Data section:
--- Begin ---
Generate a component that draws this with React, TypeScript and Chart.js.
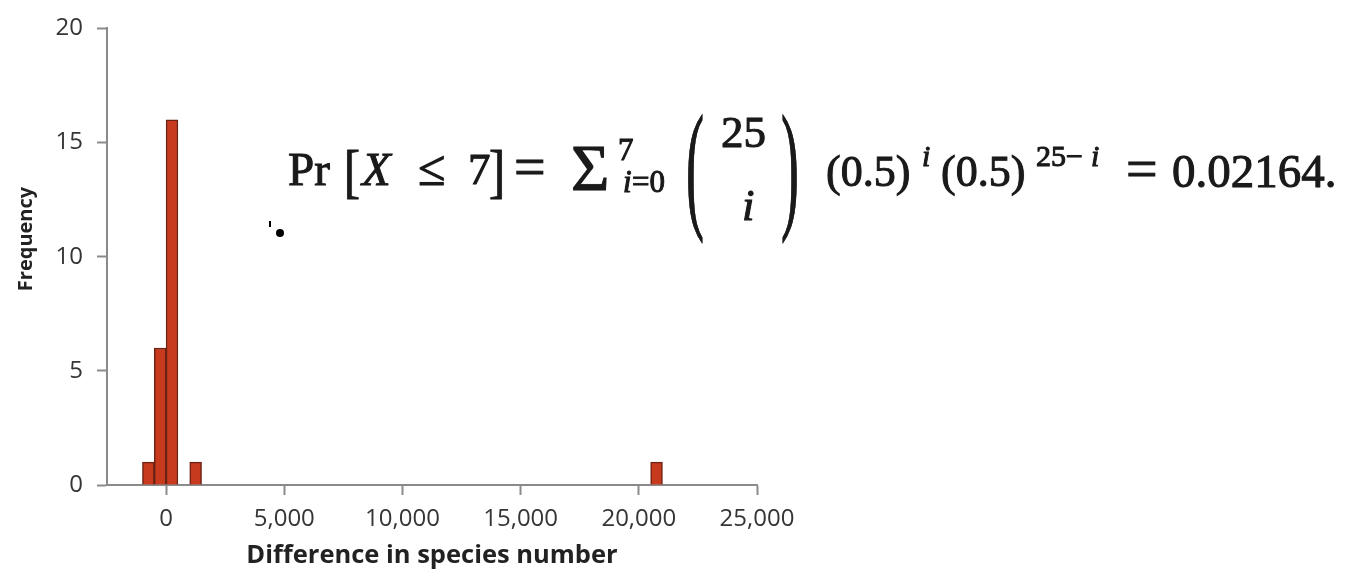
import React, { useEffect, useRef } from "react";
import { Chart, registerables } from "chart.js";

Chart.register(...registerables);

// ---- data ----
const binCenters = [-750, -250, 250, 1250, 20750]; // histogram bins, width 500
const frequencies = [1, 6, 16, 1, 1];
const xTickValues = [0, 5000, 10000, 15000, 20000, 25000];
const yTickValues = [0, 5, 10, 15, 20];
const xTitle = "Difference in species number";
const yTitle = "Frequency";

// ---- formula overlay (text pieces) ----
type Piece = { t: string; x: number; b: number; s: number; it?: boolean; sx?: number };
const formula: Piece[] = [
  { t: "Pr", x: 288, b: 185, s: 47 },
  { t: "[", x: 344, b: 191, s: 60, sx: 0.8 },
  { t: "X", x: 362, b: 185, s: 47, it: true },
  { t: "≤", x: 418, b: 185, s: 50 },
  { t: "7", x: 468, b: 185, s: 45 },
  { t: "]", x: 489, b: 191, s: 60, sx: 0.8 },
  { t: "=", x: 514, b: 186, s: 56 },
  { t: "Σ", x: 571, b: 190, s: 66 },
  { t: "7", x: 618, b: 160, s: 31 },
  { t: "i", x: 623, b: 192, s: 31, it: true },
  { t: "=0", x: 632, b: 192, s: 31 },
  { t: "(", x: 686, b: 213, s: 142, sx: 0.38 },
  { t: "25", x: 721, b: 148, s: 45 },
  { t: "i", x: 742, b: 221, s: 45, it: true },
  { t: ")", x: 781, b: 213, s: 142, sx: 0.38 },
  { t: "(0.5)", x: 826, b: 187, s: 44 },
  { t: "i", x: 922, b: 166, s: 30, it: true },
  { t: "(0.5)", x: 941, b: 187, s: 44 },
  { t: "25−", x: 1036, b: 166, s: 30 },
  { t: "i", x: 1091, b: 166, s: 30, it: true },
  { t: "=", x: 1126, b: 188, s: 56 },
  { t: "0.02164.", x: 1172, b: 187, s: 47 },
];

const AXIS = "#8a8a8a";

const yTitlePlugin = {
  id: "yTitleText",
  afterDraw(chart: any) {
    const ctx = chart.ctx;
    ctx.save();
    ctx.translate(26, 239);
    ctx.rotate(-Math.PI / 2);
    ctx.font = 'bold 20px "Open Sans", sans-serif';
    ctx.fillStyle = "#222";
    ctx.textAlign = "center";
    ctx.textBaseline = "middle";
    ctx.fillText(yTitle, 0, 0);
    ctx.restore();
  },
};

export default function App() {
  const ref = useRef<HTMLCanvasElement | null>(null);

  useEffect(() => {
    const canvas = ref.current;
    if (!canvas) return;
    Chart.defaults.font.family = '"Open Sans", sans-serif';
    const chart = new Chart(canvas, {
      type: "bar",
      data: {
        datasets: [
          {
            data: binCenters.map((x, i) => ({ x, y: frequencies[i] })),
            backgroundColor: "#c73a1e",
            borderColor: "#6c2214",
            borderWidth: 1.5,
            barPercentage: 1,
            categoryPercentage: 1,
          },
        ],
      },
      plugins: [yTitlePlugin],
      options: {
        animation: false,
        responsive: false,
        layout: { padding: { left: 0, top: 25, right: 604, bottom: 0 } },
        plugins: { legend: { display: false }, tooltip: { enabled: false } },
        scales: {
          x: {
            type: "linear",
            min: -2500,
            max: 25000,
            offset: false,
            afterBuildTicks: (s: any) => {
              s.ticks = xTickValues.map((v) => ({ value: v }));
            },
            afterFit: (s: any) => {
              s.height = 91;
            },
            grid: {
              offset: false,
              drawOnChartArea: false,
              drawTicks: true,
              tickLength: 10,
              tickWidth: 2,
              tickColor: AXIS,
            },
            border: { color: AXIS, width: 2 },
            ticks: {
              autoSkip: false,
              maxRotation: 0,
              padding: 10,
              color: "#353535",
              font: { size: 24 },
              callback: (v: any) => Number(v).toLocaleString("en-US"),
            },
            title: {
              display: true,
              text: xTitle,
              color: "#222",
              font: { size: 25.5, weight: "bold" },
              padding: { top: 0, bottom: 5 },
            },
          },
          y: {
            type: "linear",
            min: 0,
            max: 20,
            afterBuildTicks: (s: any) => {
              s.ticks = yTickValues.map((v) => ({ value: v }));
            },
            afterFit: (s: any) => {
              s.width = 107;
            },
            grid: {
              drawOnChartArea: false,
              drawTicks: true,
              tickLength: 10,
              tickWidth: 2,
              tickColor: AXIS,
            },
            border: { color: AXIS, width: 2 },
            ticks: {
              padding: 14,
              color: "#353535",
              font: { size: 24 },
            },
            title: { display: false },
          },
        },
      },
    });
    return () => chart.destroy();
  }, []);

  return (
    <div style={{ position: "absolute", left: 0, top: 0, width: 1361, height: 576, background: "#fff", overflow: "hidden" }}>
      <canvas ref={ref} width={1361} height={576} style={{ display: "block" }} />
      <div style={{ position: "absolute", left: 0, top: 0, width: 1361, height: 576, pointerEvents: "none" }}>
        {formula.map((p, i) => (
          <span
            key={i}
            style={{
              position: "absolute",
              left: p.x,
              top: p.b - 0.8375 * p.s,
              fontFamily: '"Liberation Serif", "DejaVu Serif", serif',
              fontSize: p.s,
              lineHeight: `${p.s}px`,
              fontStyle: p.it ? "italic" : "normal",
              color: "#1a1a1a",
              whiteSpace: "pre",
              transform: p.sx ? `scaleX(${p.sx})` : undefined,
              transformOrigin: "left center",
              WebkitTextStroke: "0.9px #1a1a1a",
              textShadow: "0 0 1px #333",
            }}
          >
            {p.t}
          </span>
        ))}
        <div style={{ position: "absolute", left: 276, top: 229, width: 8, height: 8, borderRadius: 4, background: "#000" }} />
        <div style={{ position: "absolute", left: 269, top: 221, width: 2, height: 6, background: "#000" }} />
      </div>
    </div>
  );
}
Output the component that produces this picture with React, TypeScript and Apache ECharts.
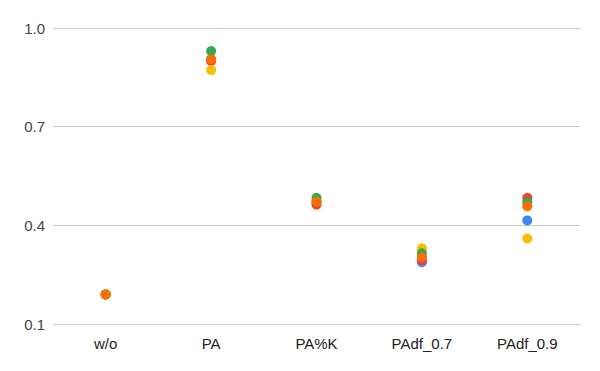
import React, { useEffect, useRef } from "react";
import * as echarts from "echarts";

const categories = ["w/o", "PA", "PA%K", "PAdf_0.7", "PAdf_0.9"];
const yTicks = [0.1, 0.4, 0.7, 1.0];

const seriesNames = ["Series 1", "Series 2", "Series 3", "Series 4", "Series 5"];
const seriesColors = ["#4285F4", "#EA4335", "#FBBC04", "#34A853", "#FF6D01"];

const blueValues = [0.19, 0.905, 0.47, 0.288, 0.415];
const redValues = [0.19, 0.9, 0.463, 0.294, 0.484];
const yellowValues = [0.19, 0.872, 0.475, 0.33, 0.36];
const greenValues = [0.19, 0.93, 0.484, 0.315, 0.47];
const orangeValues = [0.19, 0.905, 0.472, 0.303, 0.458];

const allValues = [blueValues, redValues, yellowValues, greenValues, orangeValues];

export default function App() {
  const ref = useRef<HTMLDivElement>(null);
  useEffect(() => {
    if (!ref.current) return;
    const chart = echarts.init(ref.current, null, { renderer: "svg" });
    chart.setOption({
      animation: false,
      textStyle: { fontFamily: "Liberation Sans, Arial, sans-serif" },
      grid: { left: 53, right: 20, top: 28, bottom: 47 },
      xAxis: {
        type: "category",
        data: categories,
        axisLine: { show: false },
        axisTick: { show: false },
        axisLabel: { color: "#222222", fontSize: 15, margin: 12 },
      },
      yAxis: {
        type: "value",
        min: 0.1,
        max: 1.0,
        axisLine: { show: false },
        axisTick: { show: false, customValues: yTicks },
        axisLabel: {
          color: "#444444",
          fontSize: 15,
          margin: 8,
          customValues: yTicks,
          formatter: (v: number) => v.toFixed(1),
        },
        splitLine: { show: true, lineStyle: { color: "#cccccc", width: 1 } },
      },
      series: allValues.map((vals, i) => ({
        name: seriesNames[i],
        type: "scatter",
        symbol: "circle",
        symbolSize: 10,
        itemStyle: { color: seriesColors[i], opacity: 1 },
        data: vals.map((v, j) => [categories[j], v]),
      })),
    });
    return () => chart.dispose();
  }, []);
  return <div ref={ref} style={{ width: 600, height: 371, position: "absolute", left: 0, top: 0 }} />;
}
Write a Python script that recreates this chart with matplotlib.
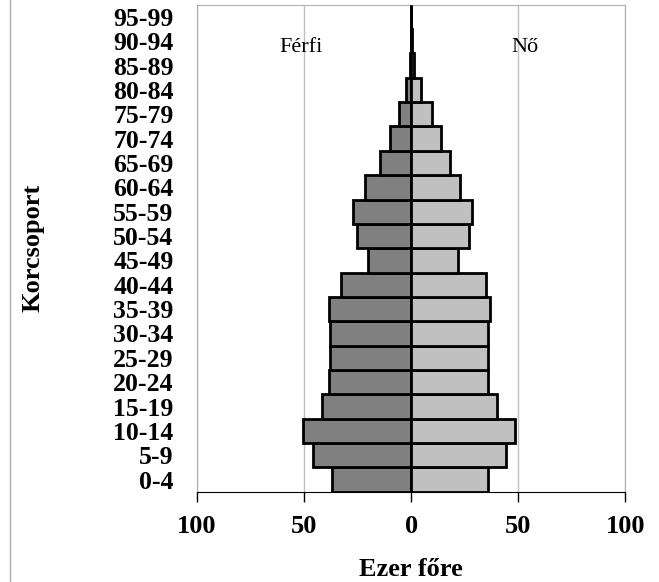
import matplotlib.pyplot as plt
from matplotlib.lines import Line2D

# Korcsoportok és értékek (ezer fő)
age_groups = ['0-4', '5-9', '10-14', '15-19', '20-24', '25-29', '30-34', '35-39',
              '40-44', '45-49', '50-54', '55-59', '60-64', '65-69', '70-74',
              '75-79', '80-84', '85-89', '90-94', '95-99']
male = [37.2, 46.0, 50.7, 41.7, 38.3, 38.0, 38.0, 38.3, 33.0, 20.1, 25.2, 27.1,
        21.7, 14.6, 9.8, 5.7, 2.4, 0.8, 0.3, 0.1]
female = [35.9, 44.1, 48.4, 40.2, 35.8, 35.8, 35.7, 36.6, 35.0, 21.9, 27.1, 28.5,
          22.6, 18.2, 13.7, 9.5, 4.8, 1.5, 0.3, 0.1]
xticks = [-100, -50, 0, 50, 100]
xticklabels = ['100', '50', '0', '50', '100']

plt.rcParams['font.family'] = ['Liberation Serif', 'DejaVu Serif']

fig = plt.figure(figsize=(6.59, 5.82), dpi=100)
ax = fig.add_axes([0.299, 0.155, 0.650, 0.837])

ypos = list(range(len(age_groups)))
ax.barh(ypos, [-v for v in male], height=1.0, color='#808080',
        edgecolor='black', linewidth=2, zorder=3)
ax.barh(ypos, female, height=1.0, color='#c0c0c0',
        edgecolor='black', linewidth=2, zorder=3)

ax.set_xlim(-100, 100)
ax.set_ylim(-0.5, len(age_groups) - 0.5)
ax.set_xticks(xticks)
ax.set_xticklabels(xticklabels, fontsize=19, fontweight='bold')
ax.set_yticks(ypos)
ax.set_yticklabels(age_groups, fontsize=18.5, fontweight='bold')
ax.tick_params(axis='y', length=0, pad=17)
ax.tick_params(axis='x', length=7, width=1, direction='out', pad=10)

ax.xaxis.grid(True, color='#c0c0c0', linewidth=1, zorder=0)
ax.set_axisbelow(True)
for side in ['left', 'top', 'right']:
    ax.spines[side].set_color('#b0b0b0')
ax.spines['bottom'].set_color('black')

ax.set_xlabel('Ezer főre', fontsize=19, fontweight='bold', labelpad=14)
ax.set_ylabel('Korcsoport', fontsize=19, fontweight='bold')
ax.yaxis.set_label_coords(-0.357, 0.5)

ax.text(-51.5, 17.55, 'Férfi', fontsize=16, ha='center', va='baseline')
ax.text(53.3, 17.55, 'Nő', fontsize=16, ha='center', va='baseline')

# bal oldali keret
fig.add_artist(Line2D([9.5 / 659, 9.5 / 659], [0, 1], color='#b0b0b0', linewidth=1))

fig.savefig('out.png', dpi=100)
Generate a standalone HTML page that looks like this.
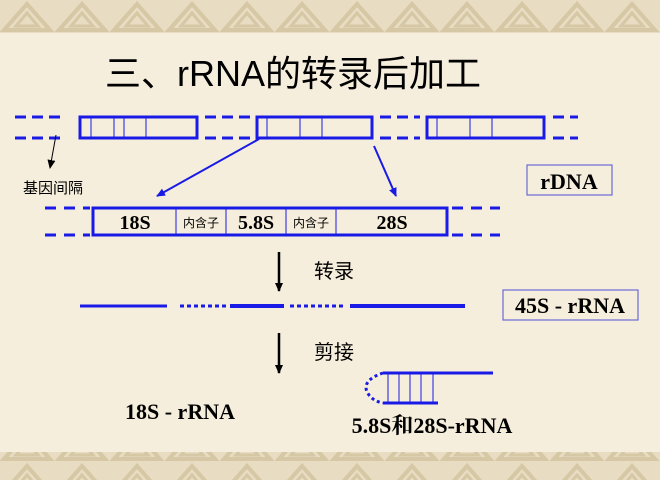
<!DOCTYPE html>
<html><head><meta charset="utf-8"><style>
html,body{margin:0;padding:0;}
body{width:660px;height:480px;overflow:hidden;background:#f6eedc;}
svg{display:block;}
</style></head><body>
<svg width="660" height="480" xmlns="http://www.w3.org/2000/svg">
<defs>
<pattern id="band" width="55" height="33" patternUnits="userSpaceOnUse">
<rect width="55" height="33" fill="#e8dcc2"/>
<path d="M4 30 L27 4 L50 30 Z" fill="none" stroke="#d6c7a5" stroke-width="4"/>
<path d="M16 26 L27 13 L38 26 Z" fill="none" stroke="#d6c7a5" stroke-width="3"/>
</pattern>
<marker id="ab" markerWidth="10" markerHeight="10" refX="8" refY="4" orient="auto" markerUnits="userSpaceOnUse"><path d="M0 0 L9 4 L0 8 Z" fill="#1a1ae6"/></marker>
<marker id="ak" markerWidth="10" markerHeight="10" refX="8" refY="4" orient="auto" markerUnits="userSpaceOnUse"><path d="M0 0 L9 4 L0 8 Z" fill="#000"/></marker>
</defs>
<rect width="660" height="480" fill="#f6eedc"/>
<rect x="0" y="0" width="660" height="33" fill="url(#band)"/>
<rect x="0" y="452" width="660" height="28" fill="url(#band)"/>

<text x="293" y="86" text-anchor="middle" font-family="Liberation Sans, Noto Sans CJK SC, sans-serif" font-size="36" fill="#000">三、rRNA的转录后加工</text>

<g stroke="#1a1ae6" fill="none">
<g stroke-width="3" stroke-dasharray="11,6">
<line x1="15" y1="117" x2="66" y2="117"/><line x1="15" y1="138" x2="66" y2="138"/>
<line x1="205" y1="117" x2="250" y2="117"/><line x1="205" y1="138" x2="250" y2="138"/>
<line x1="380" y1="117" x2="420" y2="117"/><line x1="380" y1="138" x2="420" y2="138"/>
<line x1="553" y1="117" x2="578" y2="117"/><line x1="553" y1="138" x2="578" y2="138"/>
</g>
<g stroke-width="3">
<rect x="80" y="117" width="117" height="21"/>
<rect x="257" y="117" width="115" height="21"/>
<rect x="427" y="117" width="117" height="21"/>
</g>
<g stroke-width="1">
<line x1="91" y1="117" x2="91" y2="138"/><line x1="114" y1="117" x2="114" y2="138"/><line x1="124" y1="117" x2="124" y2="138"/><line x1="146" y1="117" x2="146" y2="138"/>
<line x1="267" y1="117" x2="267" y2="138"/><line x1="300" y1="117" x2="300" y2="138"/><line x1="322" y1="117" x2="322" y2="138"/>
<line x1="437" y1="117" x2="437" y2="138"/><line x1="470" y1="117" x2="470" y2="138"/><line x1="492" y1="117" x2="492" y2="138"/>
</g>
<line x1="259" y1="139" x2="157" y2="196" stroke-width="2" marker-end="url(#ab)"/>
<line x1="374" y1="146" x2="396" y2="196" stroke-width="2" marker-end="url(#ab)"/>

<g stroke-width="3" stroke-dasharray="11,8">
<line x1="45" y1="208" x2="90" y2="208"/><line x1="45" y1="235" x2="90" y2="235"/>
<line x1="452" y1="208" x2="500" y2="208"/><line x1="452" y1="235" x2="500" y2="235"/>
</g>
<rect x="93" y="208" width="354" height="27" stroke-width="3" fill="none"/>
<g stroke-width="1">
<line x1="176" y1="208" x2="176" y2="235"/><line x1="226" y1="208" x2="226" y2="235"/>
<line x1="286" y1="208" x2="286" y2="235"/><line x1="336" y1="208" x2="336" y2="235"/>
</g>

<line x1="80" y1="306" x2="167" y2="306" stroke-width="3"/>
<line x1="180" y1="306" x2="228" y2="306" stroke-width="3" stroke-dasharray="4,3"/>
<line x1="230" y1="306" x2="284" y2="306" stroke-width="4"/>
<line x1="290" y1="306" x2="345" y2="306" stroke-width="3" stroke-dasharray="4,3"/>
<line x1="350" y1="306" x2="465" y2="306" stroke-width="4"/>

<line x1="383" y1="373" x2="493" y2="373" stroke-width="3"/>
<line x1="383" y1="403" x2="438" y2="403" stroke-width="3"/>
<g stroke-width="1">
<line x1="388" y1="373" x2="388" y2="403"/><line x1="399" y1="373" x2="399" y2="403"/><line x1="410" y1="373" x2="410" y2="403"/><line x1="421" y1="373" x2="421" y2="403"/><line x1="433" y1="373" x2="433" y2="403"/>
</g>
<path d="M383 373 Q362 380 367 392 Q372 401 383 403" stroke-width="3" stroke-dasharray="3,3"/>
</g>

<rect x="527" y="165" width="85" height="30" fill="none" stroke="#6a6ad8" stroke-width="1.2"/>
<rect x="503" y="290" width="135" height="30" fill="none" stroke="#6a6ad8" stroke-width="1.2"/>

<line x1="56" y1="135" x2="50" y2="168" stroke="#000" stroke-width="1" marker-end="url(#ak)"/>
<line x1="279" y1="252" x2="279" y2="291" stroke="#000" stroke-width="2.5" marker-end="url(#ak)"/>
<line x1="279" y1="333" x2="279" y2="373" stroke="#000" stroke-width="2.5" marker-end="url(#ak)"/>

<g font-family="Liberation Serif, Noto Serif CJK SC, serif" font-weight="bold" fill="#000">
<text x="569" y="189" text-anchor="middle" font-size="22">rDNA</text>
<text x="570" y="313" text-anchor="middle" font-size="22">45S - rRNA</text>
<text x="135" y="229" text-anchor="middle" font-size="20">18S</text>
<text x="256" y="229" text-anchor="middle" font-size="20">5.8S</text>
<text x="392" y="229" text-anchor="middle" font-size="20">28S</text>
<text x="180" y="419" text-anchor="middle" font-size="22">18S - rRNA</text>
<text x="432" y="433" text-anchor="middle" font-size="22">5.8S和28S-rRNA</text>
</g>
<g font-family="Liberation Sans, Noto Sans CJK SC, sans-serif" fill="#000">
<text x="201" y="227" text-anchor="middle" font-size="12">内含子</text>
<text x="311" y="227" text-anchor="middle" font-size="12">内含子</text>
<text x="23" y="193" font-size="15">基因间隔</text>
<text x="314" y="278" font-size="20">转录</text>
<text x="314" y="359" font-size="20">剪接</text>
</g>
</svg>
</body></html>
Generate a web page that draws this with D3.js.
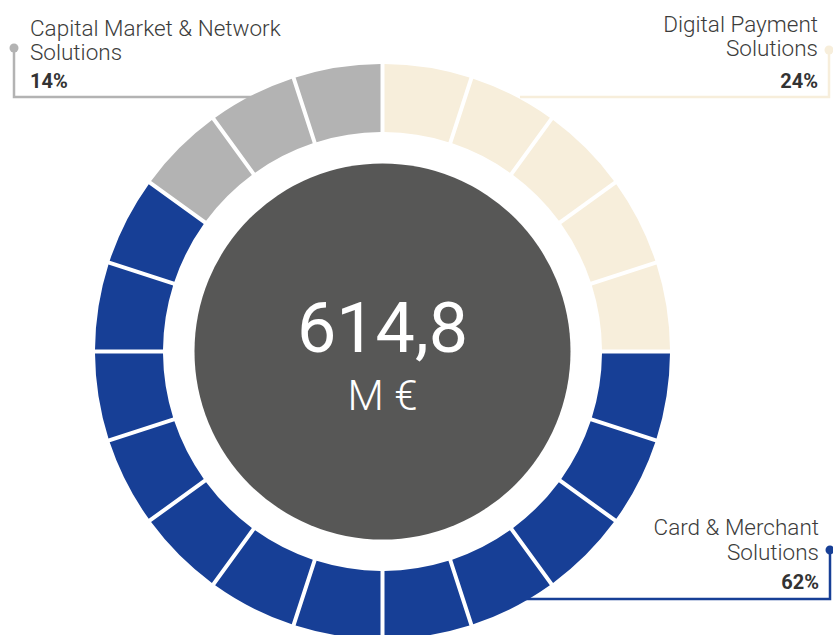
<!doctype html>
<html lang="en">
<head>
<meta charset="utf-8">
<script src="https://d3js.org/d3.v7.min.js"></script>
<title>Revenue split donut</title>
<style>
  body { margin: 0; background: #fff; }
  svg { display: block; font-family: Roboto, "Open Sans", sans-serif; }
  .lbl { font-weight: 300; font-size: 22.5px; fill: #3c3c3b; }
  .pct { font-weight: 700; font-size: 20px; fill: #333; }
</style>
</head>
<body>
<div id="chart"></div>
<script>
// data
const segments = ['Digital Payment Solutions', 'Card & Merchant Solutions', 'Capital Market & Network Solutions'];
const labelLines = [
  ['Digital Payment', 'Solutions'],
  ['Card & Merchant', 'Solutions'],
  ['Capital Market & Network', 'Solutions']
];
const blocks = [5, 12, 3];          // number of ring tiles per segment (20 in total)
const shares = ['24%', '62%', '14%'];
const colours = ['#f7eedb', '#173f96', '#b3b3b3'];
const total = '614,8';
const unit = 'M €';

const width = 833, height = 635;
const cx = 382.5, cy = 351.5;
const rOuter = 287.5, rInner = 219.5, rCore = 188;

const svg = d3.select('#chart').append('svg')
  .attr('width', width)
  .attr('height', height);

// one tile per block, tagged with its segment
let tiles = [];
blocks.forEach((n, i) => {
  for (let k = 0; k < n; k++) tiles.push({ seg: i });
});

const pie = d3.pie().value(1).sort(null);
const arc = d3.arc()
  .innerRadius(rInner)
  .outerRadius(rOuter)
  .padRadius(100)
  .padAngle(0.04);

// leader lines first so the ring covers their ends
const leaders = [
  { seg: 2, dot: [14, 48], corner: [14, 97], end: [255, 97], anchor: 'start', x: 30, y: [36, 60, 88] },
  { seg: 0, dot: [829, 50], corner: [829, 97], end: [520, 97], anchor: 'end', x: 818, y: [32, 56, 88] },
  { seg: 1, dot: [830, 550], corner: [830, 599], end: [520, 599], anchor: 'end', x: 819, y: [535, 560, 589] }
];

const lg = svg.append('g');
leaders.forEach(l => {
  lg.append('polyline')
    .attr('points', [l.dot, l.corner, l.end].map(p => p.join(',')).join(' '))
    .attr('fill', 'none')
    .attr('stroke', colours[l.seg])
    .attr('stroke-width', 2.5);
  lg.append('circle')
    .attr('cx', l.dot[0]).attr('cy', l.dot[1]).attr('r', 4.5)
    .attr('fill', colours[l.seg]);
  const t = lg.append('text').attr('text-anchor', l.anchor);
  labelLines[l.seg].forEach((s, j) => {
    t.append('tspan').attr('class', 'lbl').attr('x', l.x).attr('y', l.y[j]).text(s);
  });
  lg.append('text')
    .attr('class', 'pct')
    .attr('text-anchor', l.anchor)
    .attr('x', l.x).attr('y', l.y[2])
    .text(shares[l.seg]);
});

const ring = svg.append('g').attr('transform', `translate(${cx},${cy})`);

ring.selectAll('path')
  .data(pie(tiles))
  .join('path')
  .attr('d', arc)
  .attr('fill', d => colours[d.data.seg]);

ring.append('circle')
  .attr('r', rCore)
  .attr('fill', '#575756');

ring.append('text')
  .attr('text-anchor', 'middle')
  .attr('y', 0)
  .attr('fill', '#fff')
  .style('font-size', '70px')
  .style('font-weight', 400)
  .text(total);

ring.append('text')
  .attr('text-anchor', 'middle')
  .attr('y', 58)
  .attr('fill', '#fff')
  .style('font-size', '42px')
  .style('font-weight', 300)
  .text(unit);
</script>
</body>
</html>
--- End ---
What the task requires:
Repeat exactly the lines from the first line of the records above through the line containing "Chart.register(...registerables);", leaving out the pictures.

Final answer:
Generate a component that draws this with React, TypeScript and Chart.js.
import React, { useEffect, useRef } from "react";
import { Chart, registerables } from "chart.js";

Chart.register(...registerables);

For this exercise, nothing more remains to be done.